ABSTRACT

It is undeniably true, as Mika and Zehr (2003: 135) claim, that ‘the momentum of restorative justice [RJ] in the past twenty years has been breathtaking.’ It is also undeniably true that RJ has assumed the status of a ‘global social movement’ (Braithwaite 1996), to which the bewildering expansion and diversity of projects in its name is testimony (Miers 2001). As Daly (2002: 57) writes, ‘[RJ] is used not only in adult and juvenile criminal matters, but also in a range of civil matters, including family welfare and child protection, and disputes in schools and workplace settings. Increasingly, one finds the term associated with the resolution of broader political conflicts such as the reconstruction of post-apartheid South Africa, post-genocide Rwanda, and post- sectarian Northern Ireland.’ Clearly RJ has become something of an umbrella term, incorporating projects that are vastly different in scope and intent. Nonetheless, there do seem to be core elements running through most of the projects which bear its name thereby providing them with some sense of unity. These core elements include non-judicial processes of inquiry into criminal behaviour, with many of the formal evidential and procedural rules relaxed.
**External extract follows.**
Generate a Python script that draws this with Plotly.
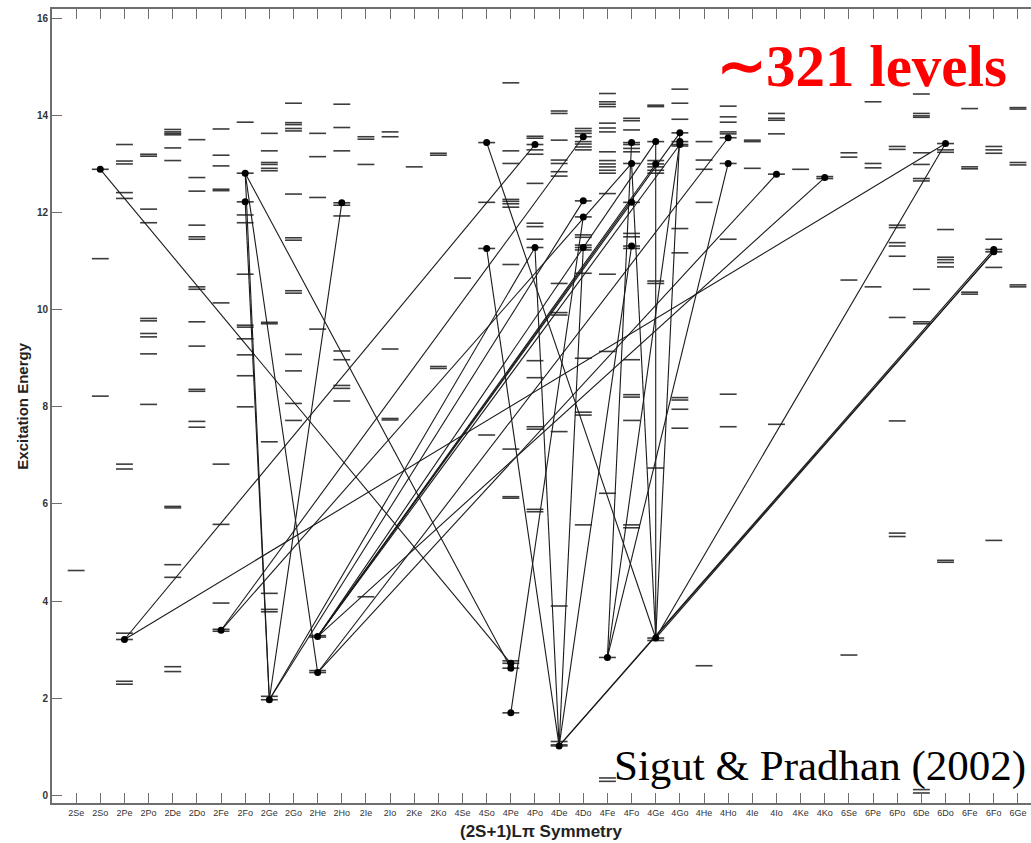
import plotly.graph_objects as go

# Symmetry labels (2S+1)L-parity along the horizontal axis
doublet_syms = ["2Se", "2So", "2Pe", "2Po", "2De", "2Do", "2Fe", "2Fo",
                "2Ge", "2Go", "2He", "2Ho", "2Ie", "2Io", "2Ke", "2Ko"]
quartet_syms = ["4Se", "4So", "4Pe", "4Po", "4De", "4Do", "4Fe", "4Fo",
                "4Ge", "4Go", "4He", "4Ho", "4Ie", "4Io", "4Ke", "4Ko"]
sextet_syms = ["6Se", "6Pe", "6Po", "6De", "6Do", "6Fe", "6Fo", "6Ge"]

# Level energies (eV) for each symmetry, same order as the labels above
doublet_levels = [
    [4.63],
    [12.89, 11.05, 8.22],
    [13.40, 13.06, 13.00, 12.41, 12.29, 6.82, 6.72, 3.34, 3.21, 2.35, 2.29],
    [13.20, 13.16, 12.07, 11.79, 9.82, 9.77, 9.51, 9.44, 9.09, 8.05],
    [13.71, 13.66, 13.63, 13.60, 13.33, 13.07, 5.95, 5.92, 4.75, 4.49, 2.65, 2.55],
    [13.50, 12.72, 12.44, 11.74, 11.50, 11.45, 10.47, 10.42, 9.75, 9.25, 8.36, 8.32, 7.70, 7.58],
    [13.72, 13.18, 12.96, 12.48, 12.45, 10.14, 6.82, 5.58, 3.96, 3.42, 3.38],
    [13.86, 12.81, 12.22, 11.95, 11.79, 10.73, 9.68, 9.64, 9.40, 9.07, 8.64, 8.00],
    [13.63, 13.27, 13.03, 12.99, 12.91, 12.86, 9.74, 9.71, 7.28, 4.16, 3.83, 3.78, 2.04, 1.97],
    [14.25, 13.85, 13.81, 13.73, 13.68, 12.38, 11.48, 11.43, 10.39, 10.34, 9.08, 8.74, 8.07, 7.72],
    [13.63, 13.15, 12.31, 9.60, 3.29, 3.26, 2.57, 2.53],
    [14.23, 13.75, 13.27, 12.20, 12.15, 11.93, 9.15, 8.97, 8.44, 8.38, 8.12],
    [13.56, 13.51, 12.99, 4.09],
    [13.66, 13.56, 9.19, 7.76, 7.73],
    [12.94],
    [13.22, 13.18, 8.83, 8.79],
]
quartet_levels = [
    [10.65],
    [13.44, 12.21, 11.26, 7.42],
    [14.67, 13.27, 13.01, 12.27, 12.23, 12.18, 12.11, 10.93, 7.13, 6.15, 6.12, 2.77, 2.72, 2.62, 1.70],
    [13.57, 13.53, 13.40, 13.29, 13.20, 12.60, 11.78, 11.71, 11.45, 11.28, 8.95, 8.60, 7.59, 7.54, 5.89, 5.84],
    [14.09, 14.04, 13.49, 13.08, 13.01, 12.84, 12.75, 10.54, 9.94, 9.89, 7.49, 3.90, 1.11, 1.04, 1.02],
    [13.73, 13.68, 13.63, 13.56, 13.46, 13.41, 13.35, 13.29, 12.24, 11.91, 11.54, 11.49,
     11.33, 11.28, 11.23, 10.75, 9.00, 7.89, 7.83, 5.57],
    [14.45, 14.28, 14.23, 14.18, 13.84, 13.74, 13.66, 13.25, 13.07, 13.00, 12.94, 12.87,
     12.81, 12.39, 10.73, 9.14, 6.22, 2.84, 0.36, 0.29],
    [13.94, 13.89, 13.70, 13.44, 13.40, 13.32, 13.25, 13.01, 12.21, 11.57, 11.50, 11.31,
     11.26, 8.97, 8.25, 8.20, 7.72, 5.57, 5.51],
    [14.21, 14.18, 13.46, 13.07, 13.00, 12.94, 12.87, 12.81, 10.59, 10.54, 6.74, 3.24, 3.19],
    [14.54, 14.25, 13.92, 13.64, 13.46, 13.40, 13.37, 11.67, 11.17, 8.19, 8.14, 7.95, 7.56],
    [13.46, 13.08, 12.89, 12.21, 2.67],
    [14.19, 13.97, 13.86, 13.66, 13.62, 13.54, 13.01, 11.45, 8.26, 7.59],
    [13.49, 13.46, 12.91],
    [14.04, 13.94, 13.90, 13.62, 12.79, 7.64],
    [12.89],
    [12.74, 12.70],
]
sextet_levels = [
    [13.23, 13.14, 10.61, 2.89],
    [14.28, 13.01, 12.92, 10.47],
    [13.36, 13.30, 11.74, 11.69, 11.38, 11.31, 11.10, 9.84, 7.71, 5.40, 5.33],
    [14.44, 14.04, 13.99, 13.96, 13.23, 12.99, 12.70, 12.65, 10.42, 9.75, 9.71, 0.12, 0.05],
    [13.42, 13.29, 13.24, 11.65, 11.08, 11.03, 10.97, 10.88, 4.84, 4.80],
    [14.14, 12.94, 12.90, 10.36, 10.32],
    [13.36, 13.29, 13.22, 11.45, 11.24, 11.19, 10.87, 5.25],
    [14.16, 14.13, 13.03, 12.98, 10.51, 10.47],
]

# Transitions: (symmetry, energy) of both ends
trans_from_sym = ["2So", "2Pe", "2Pe", "2Fe", "2Fe", "2Fo", "2Fo", "2Fo", "2Fo",
                  "2Ge", "2Ge", "2Ge", "2He", "2He", "2He", "2He", "2He", "2He",
                  "2He", "2He", "4So", "4So", "4Po", "4Do", "4Fo", "4Pe",
                  "4Fe", "4Fe", "4Fe", "4Ge", "4Ge", "4Ge", "4Ge", "4Ge", "4De", "4De"]
trans_from_E = [12.89, 3.21, 3.21, 3.40, 3.40, 12.81, 12.22, 12.81, 12.81,
                1.97, 1.97, 1.97, 3.27, 3.27, 3.27, 3.27, 3.27, 3.27,
                2.53, 2.53, 13.44, 11.26, 11.28, 11.28, 11.31, 1.70,
                2.84, 2.84, 2.84, 3.24, 3.24, 3.24, 3.24, 3.24, 1.02, 1.02]
trans_to_sym = ["4Pe", "4Po", "6Do", "4Do", "4Fo", "2Ge", "2Ge", "2He", "4Pe",
                "2Ho", "4Do", "4Po", "4Fo", "4Ge", "4Ge", "4Go", "4Go", "4Ko",
                "4Io", "4Ho", "4Ge", "4De", "4De", "4De", "4De", "4Do",
                "4Fo", "4Go", "4Ho", "4Ge", "4Fo", "4Go", "6Do", "6Fo", "6Fo", "6Fo"]
trans_to_E = [2.72, 13.40, 13.42, 13.56, 13.01, 1.97, 1.97, 2.53, 2.62,
              12.20, 12.24, 11.28, 12.21, 13.46, 13.00, 13.64, 13.40, 12.72,
              12.79, 13.54, 3.24, 1.02, 1.02, 1.02, 1.02, 11.91,
              13.44, 13.46, 13.01, 13.46, 13.01, 13.64, 13.42, 11.19, 11.19, 11.24]

symmetries = doublet_syms + quartet_syms + sextet_syms
all_levels = doublet_levels + quartet_levels + sextet_levels
pos = {s: i for i, s in enumerate(symmetries)}

HALF = 0.35  # half width of a level bar, in category units

fig = go.Figure()

# Energy level bars
lx, ly = [], []
for i, levs in enumerate(all_levels):
    for e in levs:
        lx += [i - HALF, i + HALF, None]
        ly += [e, e, None]
fig.add_trace(go.Scatter(x=lx, y=ly, mode="lines",
                         line=dict(color="#3c3c3c", width=1.6),
                         hoverinfo="skip", showlegend=False))

# Transition lines
tx, ty = [], []
for s1, e1, s2, e2 in zip(trans_from_sym, trans_from_E, trans_to_sym, trans_to_E):
    tx += [pos[s1], pos[s2], None]
    ty += [e1, e2, None]
fig.add_trace(go.Scatter(x=tx, y=ty, mode="lines",
                         line=dict(color="#1a1a1a", width=1.1),
                         hoverinfo="skip", showlegend=False))

# End-point dots
dots = {}
for s, e in zip(trans_from_sym + trans_to_sym, trans_from_E + trans_to_E):
    dots[(s, e)] = True
fig.add_trace(go.Scatter(x=[pos[s] for s, _ in dots], y=[e for _, e in dots],
                         mode="markers", marker=dict(color="black", size=7),
                         hoverinfo="skip", showlegend=False))

axis_col = "#6e6e6e"
fig.update_xaxes(range=[-1, 39.54], tickmode="array",
                 tickvals=list(range(len(symmetries))), ticktext=symmetries,
                 ticks="inside", ticklen=10, tickwidth=1, tickcolor=axis_col,
                 showline=True, linecolor=axis_col, linewidth=2, mirror="ticks",
                 showgrid=False, zeroline=False,
                 tickfont=dict(family="Liberation Sans, Arial", size=9, color="#333"))
fig.update_yaxes(range=[-0.156, 16.19], tickvals=list(range(0, 17, 2)),
                 ticks="inside", ticklen=10, tickwidth=1, tickcolor=axis_col,
                 showline=True, linecolor=axis_col, linewidth=2, mirror=False,
                 showgrid=False, zeroline=False,
                 tickfont=dict(family="Liberation Sans, Arial", size=10, color="#333",
                               weight="bold"))

# Axis titles
fig.add_annotation(text="Excitation Energy", xref="paper", yref="paper",
                   x=-0.031, y=0.5, textangle=-90, showarrow=False,
                   xanchor="center", yanchor="middle",
                   font=dict(family="Liberation Sans, Arial", size=15, color="#222",
                             weight="bold"))
fig.add_annotation(text="(2S+1)Lπ Symmetry", xref="paper", yref="paper",
                   x=(541 - 52) / (1031 - 52), y=-0.036, showarrow=False,
                   xanchor="center", yanchor="middle",
                   font=dict(family="Liberation Sans, Arial", size=17, color="#222",
                             weight="bold"))

# In-plot labels
fig.add_annotation(text="∼321 levels", xref="paper", yref="paper",
                   x=1.0 - 22 / 979, y=(803 - 66) / 794, showarrow=False,
                   xanchor="right", yanchor="middle",
                   font=dict(family="Liberation Serif, serif", size=59, color="#ff0000",
                             weight="bold"))
fig.add_annotation(text="Sigut & Pradhan (2002)", xref="paper", yref="paper",
                   x=1.0 - 3 / 979, y=(803 - 766) / 794, showarrow=False,
                   xanchor="right", yanchor="middle",
                   font=dict(family="Liberation Serif, serif", size=43, color="black"))

fig.update_layout(width=1031, height=843,
                  margin=dict(l=52, r=0, t=9, b=40),
                  paper_bgcolor="white", plot_bgcolor="white")

fig.write_html("out.html")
These processes are likely to be facilitated by the criminal justice authorities but it is intended that victims and offenders, often in the company of their families and supporters, will be at their centre. The main purpose of such hearings is for the offender, in some way, to repair the damage they have caused (and frequently, but not necessarily, be themselves actively reintegrated into the community they have harmed (Braithwaite 1989)). This is often achieved through the delivery of an apology amid an outpouring of sentiment from all parties which it is intended will help to bring the dispute to a close (Tavuchis 1991; Bottoms 2003). Apart from anything else then, RJ is a more expressive form of justice than had previously been allowed for in the formal criminal justice system of most modern societies, allowing for an ebb and flow of human sentiment during the proceedings: that it is so is largely because it is a more ‘decentred’ modality of justice. That is, it is framed (in varying degrees at least) by community values and ideas of justice rather than being dominated by the bureaucratic interests of the criminal justice authorities.